Chew on this: installing some device that provides destructive interference for all cell phone signal frequencies in the library. That is, for philosophy majors, something that scrambles cell phone signals so you can neither send nor receive cell phone calls while in its immediate vicinity. An auspicious location would be the fourth floor of Bartle, and, even more so, the CIW library — places which can both, at times, lead a prospective study bug to believe he or she is eating lunch next to Joan Rivers rather than trying to learn in a place of academic sanctuary.

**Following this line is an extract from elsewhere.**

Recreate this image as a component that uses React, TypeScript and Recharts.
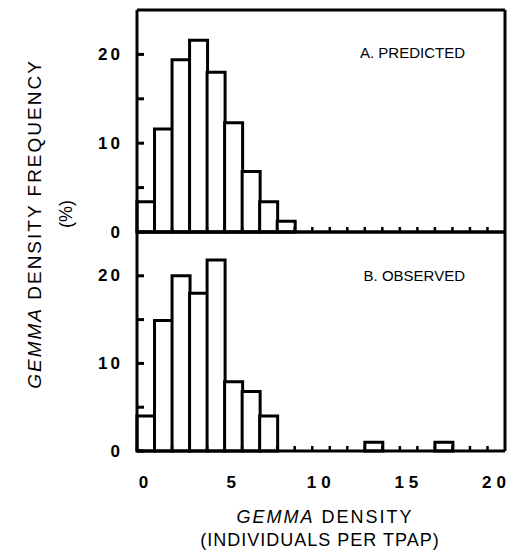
import { BarChart, Bar, XAxis, YAxis } from 'recharts';

// bins of one individual per tpap, 0..20
const BINS = [0, 1, 2, 3, 4, 5, 6, 7, 8, 9, 10, 11, 12, 13, 14, 15, 16, 17, 18, 19, 20];
const PREDICTED = [3.4, 11.6, 19.4, 21.6, 18.0, 12.3, 6.8, 3.4, 1.2, 0, 0, 0, 0, 0, 0, 0, 0, 0, 0, 0, 0];
const OBSERVED = [4.0, 14.9, 20.0, 18.0, 21.8, 7.9, 6.8, 4.0, 0, 0, 0, 0, 0, 1.0, 0, 0, 0, 1.0, 0, 0, 0];

const X_TICKS = [0, 1, 2, 3, 4, 5, 6, 7, 8, 9, 10, 11, 12, 13, 14, 15, 16, 17, 18, 19, 20];
const X_LABELS = [0, 5, 10, 15, 20];
const Y_TICKS = [0, 5, 10, 15, 20];
const Y_LABELS = [0, 10, 20];

const FONT = '"Liberation Sans", Arial, Helvetica, sans-serif';
const LINE = { stroke: '#000', strokeWidth: 3 };

function BottomTick({ x, y, payload, showLabel }: any) {
  const v = payload.value;
  return (
    <g>
      <line x1={x} x2={x} y1={y} y2={y - 5} stroke="#000" strokeWidth={2.5} />
      {showLabel && X_LABELS.includes(v) && (
        <text x={x + 9} y={y + 31} textAnchor="middle" dominantBaseline="central"
          fontFamily={FONT} fontSize={17} fontWeight="bold" letterSpacing={5} fill="#000">
          {v}
        </text>
      )}
    </g>
  );
}

function LeftTick({ x, y, payload }: any) {
  const v = payload.value;
  return (
    <g>
      <line x1={x} x2={x + 7} y1={y} y2={y} stroke="#000" strokeWidth={3} />
      {Y_LABELS.includes(v) && (
        <text x={x - 14} y={y} textAnchor="end" dominantBaseline="central"
          fontFamily={FONT} fontSize={17} fontWeight="bold" letterSpacing={3} fill="#000">
          {v}
        </text>
      )}
    </g>
  );
}

function RightTick({ x, y }: any) {
  return <line x1={x} x2={x - 7} y1={y} y2={y} stroke="#000" strokeWidth={3} />;
}

function Panel({ values, showLabels, height, margin }: any) {
  const data = BINS.map((b, i) => ({ bin: b, value: values[i] }));
  return (
    <BarChart width={519} height={height} data={data} margin={margin} barCategoryGap={0} barGap={0}>
      <XAxis xAxisId="num" dataKey="bin" type="number" domain={[0, 21]} ticks={X_TICKS}
        height={1} tickSize={0} tickMargin={0} tickLine={false} axisLine={LINE}
        interval={0} tick={<BottomTick showLabel={showLabels} />} />
      <XAxis xAxisId="top" orientation="top" dataKey="bin" type="number" domain={[0, 21]}
        height={1} tick={false} tickLine={false} axisLine={LINE} />
      <XAxis xAxisId="cat" dataKey="bin" type="category" height={0} hide />
      <YAxis yAxisId="left" domain={[0, 25]} ticks={Y_TICKS} width={1} tickSize={0} tickMargin={0}
        tickLine={false} axisLine={LINE} interval={0} tick={<LeftTick />} />
      <YAxis yAxisId="right" orientation="right" domain={[0, 25]} ticks={Y_TICKS} width={1}
        tickSize={0} tickMargin={0} tickLine={false} axisLine={LINE} interval={0} tick={<RightTick />} />
      <Bar xAxisId="cat" yAxisId="left" dataKey="value" fill="#fff" stroke="#000" strokeWidth={3}
        isAnimationActive={false} />
    </BarChart>
  );
}

export default function App() {
  return (
    <div style={{ position: 'absolute', left: 0, top: 0, width: 519, height: 554, background: '#fff', fontFamily: FONT }}>
      <div style={{ position: 'absolute', left: 0, top: 0 }}>
        <Panel values={PREDICTED} showLabels={false} height={240}
          margin={{ top: 9, right: 13, bottom: 7, left: 136 }} />
      </div>
      <div style={{ position: 'absolute', left: 0, top: 222 }}>
        <Panel values={OBSERVED} showLabels={true} height={300}
          margin={{ top: 9, right: 13, bottom: 70, left: 136 }} />
      </div>
      <svg width={519} height={554} style={{ position: 'absolute', left: 0, top: 0, pointerEvents: 'none' }}>
        <text x={465} y={52} textAnchor="end" dominantBaseline="central" fontFamily={FONT} fontSize={15}>A. PREDICTED</text>
        <text x={465} y={275} textAnchor="end" dominantBaseline="central" fontFamily={FONT} fontSize={15}>B. OBSERVED</text>
        <text transform="translate(34 224) rotate(-90)" textAnchor="middle" dominantBaseline="central"
          fontFamily={FONT} fontSize={19} letterSpacing={2}>
          <tspan fontStyle="italic">GEMMA</tspan> DENSITY FREQUENCY
        </text>
        <text transform="translate(66 214) rotate(-90)" textAnchor="middle" dominantBaseline="central"
          fontFamily={FONT} fontSize={18}>(%)</text>
        <text x={325} y={517} textAnchor="middle" dominantBaseline="central" fontFamily={FONT} fontSize={18} letterSpacing={2}>
          <tspan fontStyle="italic">GEMMA</tspan> DENSITY
        </text>
        <text x={320} y={540} textAnchor="middle" dominantBaseline="central" fontFamily={FONT} fontSize={18} letterSpacing={1}>
          (INDIVIDUALS PER TPAP)
        </text>
      </svg>
    </div>
  );
}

When individuals are talking loudly (particularly on cell phones, particularly when there is a convenient location five yards away just for that particular kind of thing in Bartle library), one might expect discontent from students in the surrounding area. I am that guy who has no reservations about assertively suggesting a culprit of this should shut up or go elsewhere; often receiving warm glares from everyone around me after doing so.

Although I’m sure there is some meathead reading this right now, thinking, “Who does this kid think he is, yo, I’d bust his face if he talked shit to me, yo, I’m a tough dude.” Frankly, I don’t care. The library is a demilitarized zone, and the only time I’m likely to encounter a meathead in the library is if he is compelled to be there by frat-pledging obligations. So sorry, your Nextel bleeping about going to the club tonight can wait until you’re done reading Low-Rider Civic magazine.

Another added benefit to having no cell service in the library would be to weed out the pretenders from the studiers. Wastefully occupying quality real estate in the library to text message, make phone calls and now, with Sidekick, instant message without the aid of a computer, would be drastically diminished if service were not available.

I think the idea is worth considering, and I beseech Watson students to get working on it as quickly as possible.